Although no emperor explicitly distinguished between court and imperial technologies in premodern China as in fact both interests often went well together, their state systems all reveal slight differences of organizational emphasis. During the northern Song, for example, brewery or silk production were all equally situated and performed within the court, indicating that all these issues were central to actual material requirements, maintaining and enhancing the glory of the royal household. Administration such as the Water Mill Office (Shuimo wu 水磨務) or the bureau for astronomical observation (name missing), were situated within the court mainly to underline the great importance that the emperor assigned to them for the organization of the state, not because they accommodated household needs. This included not only manufacturing institutions, but also those which mainly organized tasks that were actually performed throughout the country such as a Directorate for Imperial Manufactories, or the Directorate for Armaments (junqi jian 軍器監). By the Ming Dynasty, in contrast to that, major manufactures of the Central Government were set under the control of Ministries outside the court, namely the Ministry of Public Works (gongbu), the Ministry of Finance (hubu) and of Rites (libu). There, detached from direct imperial interference, they would also be administered during the Qing period.[vi]
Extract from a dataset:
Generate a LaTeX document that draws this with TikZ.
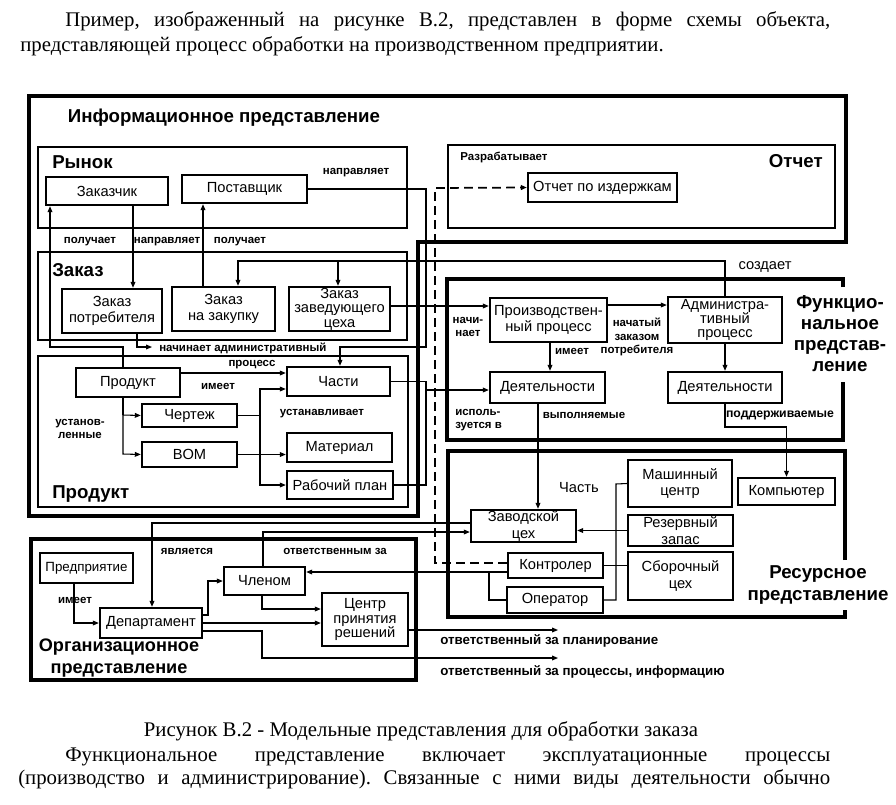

Technologies generally served several functions at the same time. Depending on the state’s power and performance, imperial and court technologies could also appear as private enterprise. In fact, the successful implementation of a technology as an imperial one as well as its potential to help form an empire often relied on more than imperial will. And far from exclusive, during most periods, imperial goods, goods of the court, were also simultaneously commercial goods as was the case during the 17th century with tea, copper/brass, or lacquer wares. And yet such developments were never linear and almost never irreversible. Especially in relation to economic developments, we can see that the definition of what was an imperial, court or commercial technology was not a natural given, but subject to individual recognition and purposeful application. Thus copper brass items could only be commercialized as long as the state and private economies prospered on equal terms, while its usage quickly became an issue of imperial control whenever its supply was reduced or its technology served to sculpture unity out of diversity. Equally various high-quality silk products, available to everyone in the 17th century, were again prohibited once the Qing emperors had established their power within Chinese society. And irrigation could persist as the private enterprise of a farming community, and still in the hands of a capable emperor, become a meaningful device to claim his right to his empire.